|The Red Sox could really use a pitcher of Martinez's ilk these days (Fox Sports)|
They're not going to find it at Fenway Park, the place that shook with excitement every time Martinez took the mound during his seven Red Sox seasons. The team that was a perennial contender during Pedro's eventful time there, finishing second in the AL East every year (to the Yankees, of course) and winning 90+ games five times, is now the doormat in the division it used to own. And they're not just bad: they're boring. There's nobody close to Martinez's caliber in terms of talent or watchability on the current roster, -which just sent Brock Holt and Holt alone to the All-Star Game in Cincinnati (but kudos to Brock for making the most of it).
You don't need to look at a map to know that Cooperstown is a long ways from Beantown. While several current Red Sox may one day join Martinez there, none of them are as captivating as Pedro was in his prime. Heck, I'm pretty sure Pedey could come out of retirement right now and earn a spot in Boston's dreadful rotation.
It's been more than a decade since Martinez last suited up for the Red Sox, and a lot has changed since then. David Ortiz is his only active former teammate. The club has won two additional World Series after not having won any in the 86 years prior to Pedro's last in Boston, but has also finished last two (soon to be three) times. The sellout streak that began during Pedro's penultimate Red Sox season has since ended, and the once-fierce rivalry between New York and Boston has fizzled.
The intervening time has also reminded Red Sox fans just how lucky they were to witness Martinez at his best. Pedro was, without a doubt, one of the best pitchers of all-time. During his peak in 1999 and 2000, he was probably the best there ever was. Boston has had several aces come through since then, be it Josh Beckett or Jon Lester or pre-injury Daisuke Matsuzaka, but there may never be another Pedro.
Red Sox fans were particularly spoiled in that they had just experienced 13 years of Roger Clemens before Martinez arrived on the scene. From 1984-2004, there was only one season--a bridge year in 1997--where the Red Sox did not have either the Rocket or Pedro to call their own. It's just too bad Dan Duquette didn't keep Clemens, because the Sox probably would have ended their championship drought a few years earlier with that dynamic duo at the top of their rotation.

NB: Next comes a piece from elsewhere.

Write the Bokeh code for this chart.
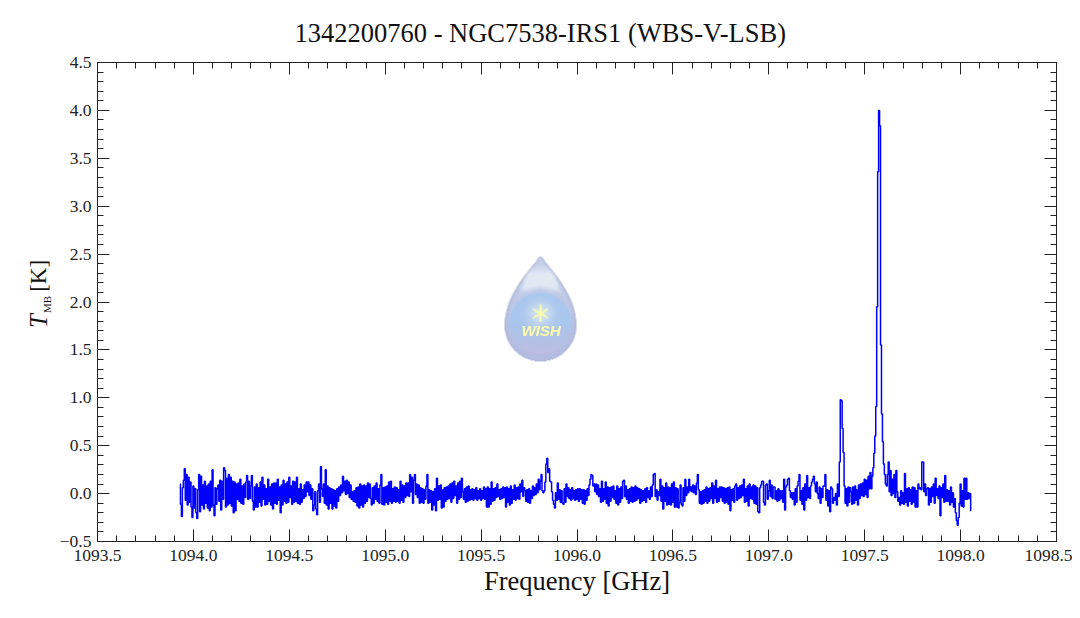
import numpy as np
from bokeh.plotting import figure
from bokeh.layouts import row
from bokeh.models import Label, LinearAxis, Range1d, FixedTicker, PrintfTickFormatter
from bokeh.embed import file_html
from bokeh.resources import INLINE

TITLE = "1342200760 - NGC7538-IRS1 (WBS-V-LSB)"
XLABEL = "Frequency [GHz]"
FREQ_START = 1093.93
FREQ_STOP = 1098.055
X_TICKS = [1093.5, 1094.0, 1094.5, 1095.0, 1095.5, 1096.0, 1096.5, 1097.0, 1097.5, 1098.0, 1098.5]
Y_TICKS = [-0.5, 0.0, 0.5, 1.0, 1.5, 2.0, 2.5, 3.0, 3.5, 4.0, 4.5]

# Antenna temperature, 20 channels per 0.1 GHz
tmb = [
 .10,-.11,-.24,.06,.14,.26,-.07,.20,-.12,.17,-.09,.12,-.14,-.25,.08,-.15,.05,-.20,-.26,.04,
 .20,-.19,.18,-.12,.09,-.16,.13,-.10,.08,-.15,.10,-.18,.13,-.14,.25,-.12,-.23,.06,-.11,.05,
 .09,-.08,.14,-.17,.13,-.06,.27,.24,-.14,.16,-.12,.20,-.10,.17,-.13,.13,-.20,.12,-.18,.10,
 -.06,.11,-.08,.15,-.10,.08,-.11,.10,-.04,.12,.19,-.06,.13,-.05,.08,.19,-.08,-.17,.07,-.14,
 .10,-.14,.06,-.09,.12,-.13,.17,-.06,.09,-.12,.05,-.11,.15,-.08,.07,-.12,.10,-.16,.11,-.10,
 .11,-.11,.15,-.07,.07,-.20,.09,-.12,.14,-.08,.10,-.10,.12,-.09,.17,-.04,.08,-.11,.13,-.09,
 .12,-.08,.17,-.10,.05,-.11,.10,-.09,.04,-.05,.09,-.03,.12,.02,.12,-.02,.09,-.06,.05,-.18,
 -.12,.02,-.16,-.22,.03,.10,-.09,.28,.05,-.03,.10,-.10,.25,-.12,.08,-.16,.06,-.10,.05,-.16,
 .04,-.13,.03,-.15,.05,-.08,.07,-.02,.09,.01,.18,.03,.13,-.01,.14,.00,.12,-.04,.09,-.06,
 .02,-.08,.03,-.09,.06,-.13,.07,-.15,.10,-.12,.08,-.14,.09,-.10,.08,-.08,.11,-.04,.10,-.05,
 -.12,.06,-.10,.08,-.06,.11,-.08,.05,-.10,.09,.20,-.11,.06,-.12,.07,-.09,.08,-.11,.12,-.08,
 .13,-.10,.05,-.08,.07,-.09,.06,-.08,.04,-.10,.13,-.07,.09,-.09,.08,-.04,.11,-.02,.11,-.03,
 .20,.02,.17,-.10,.14,.20,-.01,.10,-.04,.09,-.10,.06,-.09,.05,-.10,.04,-.06,.08,.20,-.10,
 .04,-.09,.03,-.17,.02,-.12,.05,-.18,.16,-.07,.08,-.06,.09,-.15,.04,-.14,.06,-.08,.07,-.06,
 .08,-.05,.10,-.09,.11,-.05,.13,-.02,.08,-.10,.11,-.06,.13,-.04,.16,.02,-.06,.05,-.09,.07,
 -.08,.08,-.07,.04,-.06,.05,-.07,.04,-.05,.06,-.07,.03,-.05,.05,-.07,.03,-.05,.07,-.06,.05,
 -.14,.07,-.14,.05,-.11,.12,-.08,.05,-.07,.06,-.04,.10,-.03,.04,-.06,.05,-.05,.07,-.04,.06,
 -.14,.07,-.09,.05,-.12,.08,-.10,.04,-.06,.09,-.07,.06,-.05,.07,-.06,.10,.02,.14,-.03,.06,
 .03,-.08,.04,-.09,.05,-.10,.03,-.05,.08,-.02,.06,-.01,.10,.01,.15,.04,.13,.20,.03,.01,
 .03,.12,.31,.37,.22,.26,.13,.12,.02,-.07,-.11,-.15,.01,-.07,.11,-.06,.04,-.09,.03,-.10,
 -.11,.05,-.09,.10,-.03,.06,-.05,.04,-.07,.06,-.05,.03,-.07,.04,-.06,.05,-.08,.05,-.06,.04,
 -.10,.04,-.11,.03,-.07,.05,-.02,.09,.15,.20,.19,.08,.10,.02,.10,-.01,.09,-.03,.05,-.09,
 .13,-.08,.05,-.06,.12,-.10,.07,-.13,.06,-.08,.07,-.04,.08,-.06,.03,-.10,.08,-.12,.05,-.09,
 .07,-.05,.13,.14,-.03,.08,-.06,.04,-.10,.05,-.08,.07,-.09,.06,-.08,.08,-.07,.06,-.05,.05,
 -.10,.04,-.08,.03,-.07,.05,-.09,.06,-.04,.03,-.06,.07,-.03,.09,.20,.21,-.03,.04,-.07,.02,
 -.02,.15,-.08,.08,-.16,.06,-.08,.11,-.12,.07,-.11,.06,-.12,.10,-.09,.12,-.14,.06,-.14,.05,
 -.15,-.09,.09,-.11,-.13,.06,-.08,.15,-.02,.07,.01,.15,.03,.07,.02,.09,.01,.08,-.01,.11,
 .20,.04,-.10,.02,-.11,.03,-.10,.04,-.08,.07,-.10,.05,-.08,.06,-.05,.11,-.10,.08,-.05,.14,
 -.09,.05,-.08,.07,-.04,.07,-.08,.06,-.10,.05,-.09,.06,-.11,.07,-.18,.04,-.07,.05,-.09,.08,
 .10,-.07,.06,-.05,.08,-.04,.09,-.02,.15,-.09,.05,-.08,.08,-.13,.10,-.05,.07,-.06,.09,-.10,
 .08,-.11,.06,-.19,-.20,.06,.09,.13,.13,-.09,-.12,.09,.10,-.06,.03,.14,-.03,.09,-.05,.07,
 .07,-.06,.03,-.08,.05,-.07,.03,-.05,.03,-.09,.15,-.17,.07,.09,.15,.16,.03,-.04,.01,-.06,
 .01,-.12,.05,-.09,.08,.13,.20,-.07,.03,-.11,.06,-.17,.10,-.07,.19,-.04,.06,-.05,.08,.12,
 .15,.18,.10,.02,.12,.00,-.05,.07,-.10,.05,-.04,.08,.08,.20,-.07,.04,-.13,.03,-.19,.07,
 .05,-.10,-.04,-.07,.00,-.12,.10,-.03,.33,.98,.97,.68,.43,.08,-.10,.05,-.13,.07,-.09,.06,
 .02,-.11,.07,-.10,.08,-.07,.04,-.12,.09,-.05,.10,-.02,.11,-.03,.15,-.01,.14,-.04,.18,.05,
 .22,.05,.18,.27,.42,.60,.91,1.95,3.36,4.00,3.84,1.55,.83,.54,.31,.20,.10,.08,.20,.33,
 .02,.24,-.02,.15,.00,.20,-.04,.24,.02,-.08,-.04,-.12,.03,-.10,.01,-.11,.21,-.09,.05,-.13,
 .06,-.08,.04,-.11,.07,-.09,.06,-.14,.03,-.14,.10,.05,.06,.04,.33,.33,.02,.10,-.02,.05,
 .06,-.12,.05,-.09,.07,-.03,.10,-.10,.16,-.02,.05,-.05,.08,-.23,.06,-.04,.10,-.09,.19,-.08,
 .04,-.08,.03,-.12,.07,-.09,.01,-.14,-.05,-.20,-.28,-.33,-.25,-.10,.10,-.13,.03,-.14,.16,-.06,
 .16,-.06,.01,-.05,.00,-.18,
]
freq = np.linspace(FREQ_START, FREQ_STOP, len(tmb))

SERIF = "Liberation Serif"
STRIP_W = 55
WIDTH, HEIGHT = 1072 - STRIP_W, 610
FRAME_L, FRAME_R, FRAME_T, FRAME_B = 97, 1056, 62, 541
X0, X1, Y0, Y1 = X_TICKS[0], X_TICKS[-1], Y_TICKS[0], Y_TICKS[-1]

def px_x(px):
    return X0 + (px - FRAME_L) * (X1 - X0) / (FRAME_R - FRAME_L)

def px_y(py):
    return Y1 - (py - FRAME_T) * (Y1 - Y0) / (FRAME_B - FRAME_T)

p = figure(width=WIDTH, height=HEIGHT, output_backend="svg", toolbar_location=None,
           x_range=Range1d(X0, X1), y_range=Range1d(Y0, Y1),
           min_border_left=FRAME_L - STRIP_W, min_border_right=WIDTH + STRIP_W - FRAME_R,
           min_border_top=FRAME_T, min_border_bottom=HEIGHT - FRAME_B)
p.grid.visible = False
p.outline_line_color = None
p.background_fill_color = "white"
p.border_fill_color = "white"

ticker_x = FixedTicker(ticks=X_TICKS, minor_ticks=[round(X0 + 0.1 * i, 1) for i in range(51)])
ticker_y = FixedTicker(ticks=Y_TICKS, minor_ticks=[round(Y0 + 0.1 * i, 1) for i in range(51)])

def style(ax, labels):
    ax.axis_line_color = "#222222"
    ax.axis_line_width = 1
    ax.major_tick_line_color = "#222222"
    ax.minor_tick_line_color = "#222222"
    ax.major_tick_in = 12
    ax.major_tick_out = 0
    ax.minor_tick_in = 6
    ax.minor_tick_out = 0
    if labels:
        ax.major_label_text_font = SERIF
        ax.major_label_text_font_size = "17.5px"
        ax.major_label_text_color = "#222222"
        ax.formatter = PrintfTickFormatter(format="%.1f")
    else:
        ax.major_label_text_font_size = "0px"
        ax.major_label_text_color = None

p.xaxis.ticker = ticker_x
p.yaxis.ticker = ticker_y
style(p.xaxis[0], True)
style(p.yaxis[0], True)
p.yaxis[0].major_label_overrides = {-0.5: "\u22120.5"}
p.xaxis[0].major_label_standoff = 8
p.yaxis[0].major_label_standoff = 6
p.xaxis[0].axis_label = XLABEL
p.xaxis[0].axis_label_text_font = SERIF
p.xaxis[0].axis_label_text_font_style = "normal"
p.xaxis[0].axis_label_text_font_size = "26.5px"
p.xaxis[0].axis_label_text_color = "#111111"
p.xaxis[0].axis_label_standoff = 2

top = LinearAxis(ticker=ticker_x, axis_label=None)
right = LinearAxis(ticker=ticker_y, axis_label=None)
style(top, False)
style(right, False)
p.add_layout(top, "above")
p.add_layout(right, "right")

p.title.text = TITLE
p.title.text_font = SERIF
p.title.text_font_style = "normal"
p.title.text_font_size = "26.5px"
p.title.text_color = "#111111"
p.title.align = "left"
p.title.offset = 197
p.title.standoff = 29

# Decorative WISH droplet, rendered as an RGBA raster behind the spectrum
SS = 3
L, R, T, B = 503, 577, 255, 362
W_, H_ = (R - L) * SS, (B - T) * SS
yy, xx = np.mgrid[0:H_, 0:W_]
px = L + (xx + 0.5) / SS
py = T + (yy + 0.5) / SS
cx, cy, rad, tip = 540.0, 325.0, 36.0, 256.0
u = np.clip((py - tip) / (cy - tip), 0, 1)
half = rad * np.sin(np.pi / 2 * u ** 0.95)
half = np.maximum(half, np.minimum(np.sqrt(np.clip(4 * (py - tip), 0, None)), 4))
half = np.where(py > cy, np.sqrt(np.clip(rad ** 2 - (py - cy) ** 2, 0, None)), half)
half = np.maximum(half, 0.01)
edge = half - np.abs(px - cx)
alpha = np.clip(edge * 1.5 + 0.5, 0, 1)
rim = np.clip(1 - edge / 4.0, 0, 1)[..., None]
grad = np.clip((py - 256) / 100, 0, 1)[..., None]
col = np.array((200, 211, 235)) * (1 - grad) + np.array((180, 188, 224)) * grad
cres = (np.clip((py - 264) / 10, 0, 1) * np.clip((290 - py + np.abs(px - cx) * 0.2) / 6, 0, 1)
        * np.clip((15 - np.abs(px - cx) + (py - 264) * 0.25) / 5, 0, 1))[..., None]
col = col * (1 - cres) + np.array((226, 233, 245)) * cres
dist = np.hypot(px - cx, py - 323)
ball = np.clip((32 - dist) / 2.0, 0, 1)[..., None]
low = np.clip((py - 322) / 28, 0, 1)[..., None]
inner = np.array((168, 198, 238)) * (1 - low) + np.array((186, 190, 226)) * low
col = col * (1 - ball) + inner * ball
col = col * (1 - rim * 0.7) + np.array((174, 180, 216)) * rim * 0.7
ds = np.hypot(px - cx, py - 313)
glow = np.exp(-(ds / 12.0) ** 2)[..., None] * 0.8
col = col * (1 - glow) + np.array((226, 238, 240)) * glow
ang = np.arctan2(py - 313, px - cx)
star_r = 3.0 + 6.5 * np.abs(np.sin(3 * ang)) ** 6
star = np.clip((star_r - ds) * 1.2, 0, 1)[..., None]
col = col * (1 - star) + np.array((250, 250, 170)) * star
rgba = np.zeros((H_, W_), dtype=np.uint32)
view = rgba.view(np.uint8).reshape(H_, W_, 4)
view[..., :3] = np.clip(col, 0, 255).astype(np.uint8)
view[..., 3] = (alpha * 255).astype(np.uint8)
p.image_rgba(image=[rgba[::-1]], x=px_x(L), y=px_y(B), dw=px_x(R) - px_x(L), dh=px_y(T) - px_y(B))
p.add_layout(Label(x=px_x(540.5), y=px_y(330), text="WISH", text_align="center", text_baseline="middle",
                   text_font="Liberation Sans", text_font_style="bold italic", text_font_size="15px",
                   text_color="#FBFBA8"))

p.step(freq, tmb, mode="center", line_color="#0000FF", line_width=1.5)

# Narrow blank strip left of the plot holds the y title, because labels clip to a frame
strip = figure(width=STRIP_W, height=HEIGHT, output_backend="svg", toolbar_location=None,
               x_range=Range1d(0, STRIP_W), y_range=Range1d(HEIGHT, 0),
               min_border_left=0, min_border_right=0, min_border_top=0, min_border_bottom=0)
strip.axis.visible = False
strip.grid.visible = False
strip.outline_line_color = None
strip.border_fill_color = "white"
rot = np.pi / 2
for txt, style_, size, bx, by in (("T", "italic", "25px", 38, 338),
                                  ("MB", "normal", "11px", 46, 319),
                                  ("[K]", "normal", "23px", 38, 292)):
    strip.add_layout(Label(x=bx, y=by, text=txt, angle=rot, text_align="left", text_baseline="alphabetic",
                           text_font=SERIF, text_font_style=style_, text_font_size=size, text_color="#111111"))

open("out.html", "w").write(file_html(row(strip, p, spacing=0), INLINE))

Ben Cherington opted not to pursue such an ace this year, a misstep that's yielded disastrous results and may potentially cost him his job. Boston's pitching has been as bad as everyone feared, and for the second year in a row the team has scuffled at the plate. What was supposed to be one of the best offenses in the American League has been among the worst, failing to generate much run support for a rotation that needs all the help it can get. Throw in shaky defense around the diamond, inexperience behind the plate with Blake Swihart, and the inability of John Farrell to ignite his team, and it's been a real bummer of a summer for Sox fans.
And so Boston enters play today a season-worst 12 games below .500 and 12 out of first in the AL East--their largest deficit of the season. They just endured an eight-game losing streak that effectively ended their season, and their bats have gone back into hibernation mode (they've scored 16 runs in nine games since the All-Star Break). With Dustin Pedroia back on the DL, Clay Buchholz sidelined until September, and Joe Kelly rejoining the rotation, things are only getting worse.
At least with the trade deadline now only five days away, a shake-up appears imminent. Not the kind that will save Boston's season--it's too late for that--but the kind that may allow them to play respectable baseball again in 2016. Hopefully Cherington and co. will re-evaluate whatever idiotic reasoning led them to give Rick Porcello nearly $100 million before he ever threw a pitch for the Red Sox rather than re-sign Jon Lester at a similar cost last spring, or bring in James Shields for less over the winter. Hopefully they go out and acquire some real pitching talent for a change rather than try to make do with a rotation of Justin Mastersons and Wade Mileys.
Pedro Martinez won't be trying on a Red Sox jersey at a press conference next winter, but David Price or Johnny Cueto or Jeff Samardzija better be. Because if they aren't, then Boston hasn't learned a thing from this busted season.